Undercurrent News
Matilde Mereghetti
Over 100 European vessels are due to return to fish in Moroccan waters after the North African country and the EU will sign a fisheries agreement reached earlier this week.
“However, it is hard to predict when this will happen. As a result, EU vessels might lose precious months for fishing,” CePesca, a Spanish fishing industry association, told Undercurrent News.
“Both EU and Morocco must first complete their internal procedures in order to sign the agreement and its protocol,” an EU official told Undercurrent.
“For the European Union, this means that, following consultations with the populations concerned by the agreement and the protocol, the [EU] Council must first adopt the signature decision and then send the text to the European Parliament, which will have to give its consent by the report prepared in committee and then adopted in plenary,” the official added.

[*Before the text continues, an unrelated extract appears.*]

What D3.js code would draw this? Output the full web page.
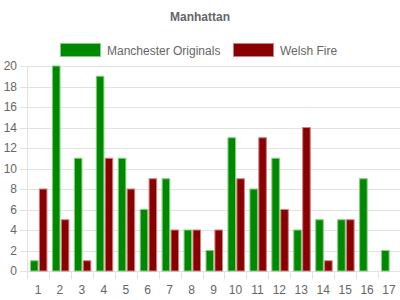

Only after the consent of the European Parliament and the ratification of the agreement by the European member states, the council may adopt the final decision to conclude the agreement, the official said, pointing out it was “hard to predict” when this would happen. The partnership concerns 128 EU vessels, the EU also confirmed.
“It is important to minimize the transition phase and to allow, among other things, the return of EU vessels to the fishing area as soon as the next protocol enters into force,” the EU also said.
The fisheries partnership was agreed between the two parties on July 20, a week after EU vessels were forced to leave Moroccan waters as the previous agreement was not renewed in time.
Key features of the agreement
The negotiations between the two parties had started on April 19.
Morocco had initially asked the EU to receive a financial contribution that is twice the amount of what it received under the expired protocol: an annual €80 million instead of €40m, according to the Western Sahara Resource Watch.
The EU said the “two parties have reached a definitive compromise” on the “financial compensation that the Union will pay in exchange for them, as well as the funds earmarked for sectoral support for the development of a sustainable fishery”.
The EU financial contribution to Morocco will increase from €37m to €42.4m, plus the royalties paid by the shipowners estimated over a progressive range from €11.1m-12.7m, the EU said.
In exchange, fishing opportunities in terms of allocated catches will increase from 85,000 metric tons to 100,000t per year of small pelagic species.